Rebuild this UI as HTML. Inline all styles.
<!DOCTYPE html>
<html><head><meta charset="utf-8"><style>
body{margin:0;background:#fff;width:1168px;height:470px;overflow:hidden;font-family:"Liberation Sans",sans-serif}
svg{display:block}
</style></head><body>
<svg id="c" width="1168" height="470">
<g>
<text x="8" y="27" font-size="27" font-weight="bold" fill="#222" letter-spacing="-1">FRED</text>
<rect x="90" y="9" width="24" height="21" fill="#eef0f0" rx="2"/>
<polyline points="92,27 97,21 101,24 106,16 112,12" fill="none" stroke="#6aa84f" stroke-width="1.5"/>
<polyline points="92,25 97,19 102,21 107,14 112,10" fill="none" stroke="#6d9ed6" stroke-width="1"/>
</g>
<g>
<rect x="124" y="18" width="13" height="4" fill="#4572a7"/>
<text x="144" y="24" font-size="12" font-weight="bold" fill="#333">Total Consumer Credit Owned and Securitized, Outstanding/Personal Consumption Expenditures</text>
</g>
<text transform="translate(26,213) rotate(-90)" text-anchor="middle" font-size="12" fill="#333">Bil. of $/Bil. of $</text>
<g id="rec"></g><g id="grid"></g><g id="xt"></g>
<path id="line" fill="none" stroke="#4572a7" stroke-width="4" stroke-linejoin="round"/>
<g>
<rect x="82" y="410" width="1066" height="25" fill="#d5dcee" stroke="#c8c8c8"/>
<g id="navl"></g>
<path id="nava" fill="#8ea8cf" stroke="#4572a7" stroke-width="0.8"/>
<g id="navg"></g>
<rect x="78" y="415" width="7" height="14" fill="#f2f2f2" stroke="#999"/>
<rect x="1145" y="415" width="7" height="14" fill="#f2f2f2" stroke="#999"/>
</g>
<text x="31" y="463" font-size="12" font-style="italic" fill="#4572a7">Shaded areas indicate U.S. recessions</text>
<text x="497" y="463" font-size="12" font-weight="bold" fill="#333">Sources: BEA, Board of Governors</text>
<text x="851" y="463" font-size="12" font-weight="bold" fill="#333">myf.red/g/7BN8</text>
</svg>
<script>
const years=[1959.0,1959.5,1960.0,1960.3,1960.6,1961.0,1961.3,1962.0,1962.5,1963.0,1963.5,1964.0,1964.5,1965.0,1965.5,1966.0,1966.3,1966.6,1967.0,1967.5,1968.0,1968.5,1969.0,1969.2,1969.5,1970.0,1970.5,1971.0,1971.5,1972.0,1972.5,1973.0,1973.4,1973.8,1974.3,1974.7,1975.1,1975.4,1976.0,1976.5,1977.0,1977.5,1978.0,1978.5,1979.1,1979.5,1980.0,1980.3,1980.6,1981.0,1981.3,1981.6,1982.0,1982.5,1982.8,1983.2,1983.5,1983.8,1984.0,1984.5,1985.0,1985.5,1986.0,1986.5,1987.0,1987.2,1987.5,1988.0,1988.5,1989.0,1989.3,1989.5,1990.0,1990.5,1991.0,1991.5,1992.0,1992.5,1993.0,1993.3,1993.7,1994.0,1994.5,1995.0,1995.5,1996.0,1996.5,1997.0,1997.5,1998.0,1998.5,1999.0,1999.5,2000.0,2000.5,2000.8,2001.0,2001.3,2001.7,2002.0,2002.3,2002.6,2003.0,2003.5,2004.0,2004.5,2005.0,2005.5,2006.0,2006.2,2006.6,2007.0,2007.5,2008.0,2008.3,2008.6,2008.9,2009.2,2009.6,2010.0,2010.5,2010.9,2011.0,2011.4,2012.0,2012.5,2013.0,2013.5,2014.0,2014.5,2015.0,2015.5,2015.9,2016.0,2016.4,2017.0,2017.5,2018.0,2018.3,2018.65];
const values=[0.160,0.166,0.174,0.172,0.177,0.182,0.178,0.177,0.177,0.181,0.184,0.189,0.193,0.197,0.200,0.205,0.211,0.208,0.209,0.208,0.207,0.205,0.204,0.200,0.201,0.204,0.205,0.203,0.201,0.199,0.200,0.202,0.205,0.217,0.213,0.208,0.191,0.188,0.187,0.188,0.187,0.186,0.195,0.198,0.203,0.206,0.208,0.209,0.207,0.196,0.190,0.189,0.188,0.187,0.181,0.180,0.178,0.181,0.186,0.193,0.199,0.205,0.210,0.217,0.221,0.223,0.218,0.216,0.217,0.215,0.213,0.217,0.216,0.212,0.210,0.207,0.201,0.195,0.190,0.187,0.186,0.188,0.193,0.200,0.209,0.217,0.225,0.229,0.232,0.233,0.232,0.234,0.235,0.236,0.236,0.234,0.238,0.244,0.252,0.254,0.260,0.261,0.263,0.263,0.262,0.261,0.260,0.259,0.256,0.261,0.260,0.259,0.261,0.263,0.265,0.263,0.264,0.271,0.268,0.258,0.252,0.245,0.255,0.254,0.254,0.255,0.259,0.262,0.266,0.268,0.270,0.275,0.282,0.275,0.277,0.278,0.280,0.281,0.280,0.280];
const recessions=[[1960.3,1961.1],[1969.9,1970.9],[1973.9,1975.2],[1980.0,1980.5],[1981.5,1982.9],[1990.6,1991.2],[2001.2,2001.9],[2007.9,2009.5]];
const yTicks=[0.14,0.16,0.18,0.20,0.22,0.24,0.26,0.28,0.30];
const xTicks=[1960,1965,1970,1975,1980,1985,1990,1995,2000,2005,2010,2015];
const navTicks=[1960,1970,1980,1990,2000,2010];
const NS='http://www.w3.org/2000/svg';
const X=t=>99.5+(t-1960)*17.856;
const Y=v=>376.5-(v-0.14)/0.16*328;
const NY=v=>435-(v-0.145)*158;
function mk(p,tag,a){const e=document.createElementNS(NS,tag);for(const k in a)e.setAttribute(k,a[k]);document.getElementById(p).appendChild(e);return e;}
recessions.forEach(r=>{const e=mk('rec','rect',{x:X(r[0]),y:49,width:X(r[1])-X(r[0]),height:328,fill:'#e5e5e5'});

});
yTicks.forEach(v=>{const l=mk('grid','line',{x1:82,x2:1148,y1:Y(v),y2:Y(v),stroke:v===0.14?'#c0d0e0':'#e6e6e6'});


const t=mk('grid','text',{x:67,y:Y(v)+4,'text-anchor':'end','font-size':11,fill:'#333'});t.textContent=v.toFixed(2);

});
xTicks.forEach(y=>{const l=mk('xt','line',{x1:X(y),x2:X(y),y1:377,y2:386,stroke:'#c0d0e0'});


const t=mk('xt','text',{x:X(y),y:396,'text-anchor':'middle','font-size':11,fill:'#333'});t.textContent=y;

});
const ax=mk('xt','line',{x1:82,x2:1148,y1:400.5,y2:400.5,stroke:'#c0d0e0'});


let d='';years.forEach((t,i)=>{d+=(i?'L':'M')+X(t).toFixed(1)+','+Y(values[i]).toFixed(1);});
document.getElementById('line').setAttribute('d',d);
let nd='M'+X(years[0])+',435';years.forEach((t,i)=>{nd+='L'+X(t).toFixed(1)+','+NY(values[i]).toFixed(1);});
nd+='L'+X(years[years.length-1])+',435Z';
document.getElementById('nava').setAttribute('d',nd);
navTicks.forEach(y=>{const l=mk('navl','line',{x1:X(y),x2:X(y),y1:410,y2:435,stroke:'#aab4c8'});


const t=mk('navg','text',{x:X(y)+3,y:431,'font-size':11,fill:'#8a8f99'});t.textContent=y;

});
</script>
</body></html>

# # # # #

- Work required: Reproduce the listing above verbatim, from first line to last.

- Final result:
Rebuild this UI as HTML. Inline all styles.
<!DOCTYPE html>
<html><head><meta charset="utf-8"><style>
body{margin:0;background:#fff;width:1168px;height:470px;overflow:hidden;font-family:"Liberation Sans",sans-serif}
svg{display:block}
</style></head><body>
<svg id="c" width="1168" height="470">
<g>
<text x="8" y="27" font-size="27" font-weight="bold" fill="#222" letter-spacing="-1">FRED</text>
<rect x="90" y="9" width="24" height="21" fill="#eef0f0" rx="2"/>
<polyline points="92,27 97,21 101,24 106,16 112,12" fill="none" stroke="#6aa84f" stroke-width="1.5"/>
<polyline points="92,25 97,19 102,21 107,14 112,10" fill="none" stroke="#6d9ed6" stroke-width="1"/>
</g>
<g>
<rect x="124" y="18" width="13" height="4" fill="#4572a7"/>
<text x="144" y="24" font-size="12" font-weight="bold" fill="#333">Total Consumer Credit Owned and Securitized, Outstanding/Personal Consumption Expenditures</text>
</g>
<text transform="translate(26,213) rotate(-90)" text-anchor="middle" font-size="12" fill="#333">Bil. of $/Bil. of $</text>
<g id="rec"></g><g id="grid"></g><g id="xt"></g>
<path id="line" fill="none" stroke="#4572a7" stroke-width="4" stroke-linejoin="round"/>
<g>
<rect x="82" y="410" width="1066" height="25" fill="#d5dcee" stroke="#c8c8c8"/>
<g id="navl"></g>
<path id="nava" fill="#8ea8cf" stroke="#4572a7" stroke-width="0.8"/>
<g id="navg"></g>
<rect x="78" y="415" width="7" height="14" fill="#f2f2f2" stroke="#999"/>
<rect x="1145" y="415" width="7" height="14" fill="#f2f2f2" stroke="#999"/>
</g>
<text x="31" y="463" font-size="12" font-style="italic" fill="#4572a7">Shaded areas indicate U.S. recessions</text>
<text x="497" y="463" font-size="12" font-weight="bold" fill="#333">Sources: BEA, Board of Governors</text>
<text x="851" y="463" font-size="12" font-weight="bold" fill="#333">myf.red/g/7BN8</text>
</svg>
<script>
const years=[1959.0,1959.5,1960.0,1960.3,1960.6,1961.0,1961.3,1962.0,1962.5,1963.0,1963.5,1964.0,1964.5,1965.0,1965.5,1966.0,1966.3,1966.6,1967.0,1967.5,1968.0,1968.5,1969.0,1969.2,1969.5,1970.0,1970.5,1971.0,1971.5,1972.0,1972.5,1973.0,1973.4,1973.8,1974.3,1974.7,1975.1,1975.4,1976.0,1976.5,1977.0,1977.5,1978.0,1978.5,1979.1,1979.5,1980.0,1980.3,1980.6,1981.0,1981.3,1981.6,1982.0,1982.5,1982.8,1983.2,1983.5,1983.8,1984.0,1984.5,1985.0,1985.5,1986.0,1986.5,1987.0,1987.2,1987.5,1988.0,1988.5,1989.0,1989.3,1989.5,1990.0,1990.5,1991.0,1991.5,1992.0,1992.5,1993.0,1993.3,1993.7,1994.0,1994.5,1995.0,1995.5,1996.0,1996.5,1997.0,1997.5,1998.0,1998.5,1999.0,1999.5,2000.0,2000.5,2000.8,2001.0,2001.3,2001.7,2002.0,2002.3,2002.6,2003.0,2003.5,2004.0,2004.5,2005.0,2005.5,2006.0,2006.2,2006.6,2007.0,2007.5,2008.0,2008.3,2008.6,2008.9,2009.2,2009.6,2010.0,2010.5,2010.9,2011.0,2011.4,2012.0,2012.5,2013.0,2013.5,2014.0,2014.5,2015.0,2015.5,2015.9,2016.0,2016.4,2017.0,2017.5,2018.0,2018.3,2018.65];
const values=[0.160,0.166,0.174,0.172,0.177,0.182,0.178,0.177,0.177,0.181,0.184,0.189,0.193,0.197,0.200,0.205,0.211,0.208,0.209,0.208,0.207,0.205,0.204,0.200,0.201,0.204,0.205,0.203,0.201,0.199,0.200,0.202,0.205,0.217,0.213,0.208,0.191,0.188,0.187,0.188,0.187,0.186,0.195,0.198,0.203,0.206,0.208,0.209,0.207,0.196,0.190,0.189,0.188,0.187,0.181,0.180,0.178,0.181,0.186,0.193,0.199,0.205,0.210,0.217,0.221,0.223,0.218,0.216,0.217,0.215,0.213,0.217,0.216,0.212,0.210,0.207,0.201,0.195,0.190,0.187,0.186,0.188,0.193,0.200,0.209,0.217,0.225,0.229,0.232,0.233,0.232,0.234,0.235,0.236,0.236,0.234,0.238,0.244,0.252,0.254,0.260,0.261,0.263,0.263,0.262,0.261,0.260,0.259,0.256,0.261,0.260,0.259,0.261,0.263,0.265,0.263,0.264,0.271,0.268,0.258,0.252,0.245,0.255,0.254,0.254,0.255,0.259,0.262,0.266,0.268,0.270,0.275,0.282,0.275,0.277,0.278,0.280,0.281,0.280,0.280];
const recessions=[[1960.3,1961.1],[1969.9,1970.9],[1973.9,1975.2],[1980.0,1980.5],[1981.5,1982.9],[1990.6,1991.2],[2001.2,2001.9],[2007.9,2009.5]];
const yTicks=[0.14,0.16,0.18,0.20,0.22,0.24,0.26,0.28,0.30];
const xTicks=[1960,1965,1970,1975,1980,1985,1990,1995,2000,2005,2010,2015];
const navTicks=[1960,1970,1980,1990,2000,2010];
const NS='http://www.w3.org/2000/svg';
const X=t=>99.5+(t-1960)*17.856;
const Y=v=>376.5-(v-0.14)/0.16*328;
const NY=v=>435-(v-0.145)*158;
function mk(p,tag,a){const e=document.createElementNS(NS,tag);for(const k in a)e.setAttribute(k,a[k]);document.getElementById(p).appendChild(e);return e;}
recessions.forEach(r=>{const e=mk('rec','rect',{x:X(r[0]),y:49,width:X(r[1])-X(r[0]),height:328,fill:'#e5e5e5'});

});
yTicks.forEach(v=>{const l=mk('grid','line',{x1:82,x2:1148,y1:Y(v),y2:Y(v),stroke:v===0.14?'#c0d0e0':'#e6e6e6'});


const t=mk('grid','text',{x:67,y:Y(v)+4,'text-anchor':'end','font-size':11,fill:'#333'});t.textContent=v.toFixed(2);

});
xTicks.forEach(y=>{const l=mk('xt','line',{x1:X(y),x2:X(y),y1:377,y2:386,stroke:'#c0d0e0'});


const t=mk('xt','text',{x:X(y),y:396,'text-anchor':'middle','font-size':11,fill:'#333'});t.textContent=y;

});
const ax=mk('xt','line',{x1:82,x2:1148,y1:400.5,y2:400.5,stroke:'#c0d0e0'});


let d='';years.forEach((t,i)=>{d+=(i?'L':'M')+X(t).toFixed(1)+','+Y(values[i]).toFixed(1);});
document.getElementById('line').setAttribute('d',d);
let nd='M'+X(years[0])+',435';years.forEach((t,i)=>{nd+='L'+X(t).toFixed(1)+','+NY(values[i]).toFixed(1);});
nd+='L'+X(years[years.length-1])+',435Z';
document.getElementById('nava').setAttribute('d',nd);
navTicks.forEach(y=>{const l=mk('navl','line',{x1:X(y),x2:X(y),y1:410,y2:435,stroke:'#aab4c8'});


const t=mk('navg','text',{x:X(y)+3,y:431,'font-size':11,fill:'#8a8f99'});t.textContent=y;

});
</script>
</body></html>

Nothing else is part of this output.